Shelters which aren’t as successful rarely think it’s a good idea to share outcome data. Usually they use the excuse that “people wouldn’t understand”.  It’s a fair excuse because most people won’t and don’t understand what goes to create these numbers.  Many of these shelters will come up with clever ways around reporting hard numbers.  They will use percentages or comparisons which allow them to find the best possible comparison or avoid the weakest performing metric.  They will leave out whole populations of animals served which negatively skew the numbers.  More often than not, they just don’t report them at all.

When I started at Humane Society of Berks County 13 years ago, we were in that camp. We didn’t report our numbers out of fear.  We report them now, and they are pretty darn good, although not perfect.  But in 2004?  They were awful.  We killed about two out of every three cats and nearly half the dogs entering our shelter.  It wasn’t for lack of trying, although the effort then was clearly not up to the task.  When we decided as an organization that we were going to change those numbers for the better, being “no kill” or even achieving “no kill” save rates of 90% or more weren’t even on our radar.  It seemed like an impossibly absurd goal.

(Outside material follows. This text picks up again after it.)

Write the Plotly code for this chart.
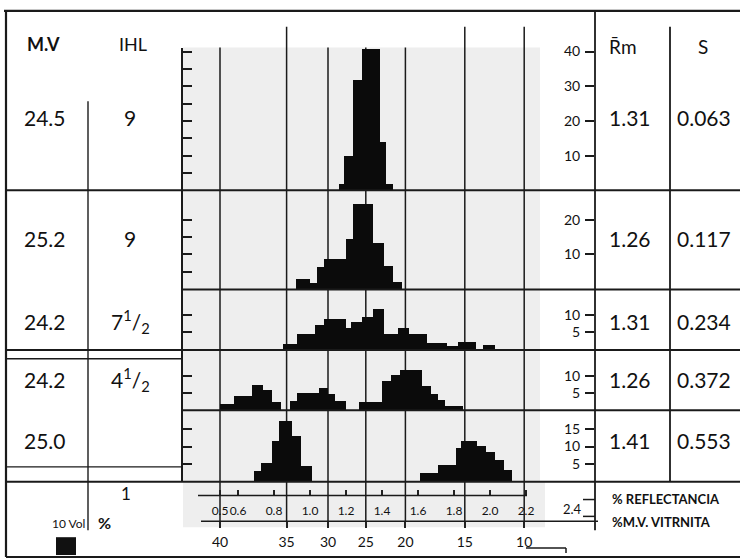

We simply tried to save more. We didn’t really say we were doing it, we just did it.  One here, ten or a hundred there.  We changed our approach, our policies, our operations, and our staff.  It ended up working.

But do you know what the very first thing we did was? We posted our raw animal intake and disposition data. Not percentages or comparisons or bar graphs with vaguely identified axis.  We listed the raw numbers.  Species, intake type and number, outcome type and number.

And it was ugly. Our board didn’t want to do it but they let the staff post the numbers on our website for all to see because we knew that we couldn’t change the outcomes if we didn’t know exactly how bad things were.  We couldn’t get the public to buy in to our changes if we weren’t honest with them.  The community couldn’t solve a problem together if it didn’t know what the problem was.  And we couldn’t expect them to just give us a pass because we said, “Trust us.”

Someone else said, “In God we trust. All others bring data.”  We shared the data.  I believe we were among the first, if not the first open door shelter that published its full raw numbers online for all to see when we started.  Since then, many more shelters have begun to do this as standard practice.  But not all.

Humane Pennsylvania, as we’ve become since then, has been a vocal supporter of mandated reporting of shelter statistics because we agree with Justice Brandeis. The sickness of unnecessary euthanasia in shelters is best rooted out through public awareness of the scale and specifics of the problem.  We’ve seen states like Virginia, which have comprehensive mandatory reporting and searchable databases, improve their statewide save rates by stunning margins over the course of a decade.  We’ve seen the pressure public reporting puts on underperforming shelters.  It becomes fair to ask the question:  Why are your numbers so much worse than others?  Then we can ask how we can change that, together.

It doesn’t matter to me what a shelter’s motivations for posting numbers may be. Whether it is because they want to brag, because they believe it is right, or because some harsh sunshine shone down and forced them to be more transparent, it’s just good to have this data out there for all to see.

There are a lot of ways to improve outcomes for animals. Arriving at “no kill” numbers is a journey of a thousand programs, services, facilities, and people.  Transparent reporting is not one of the steps to get there.  It is the first, critical step in getting there.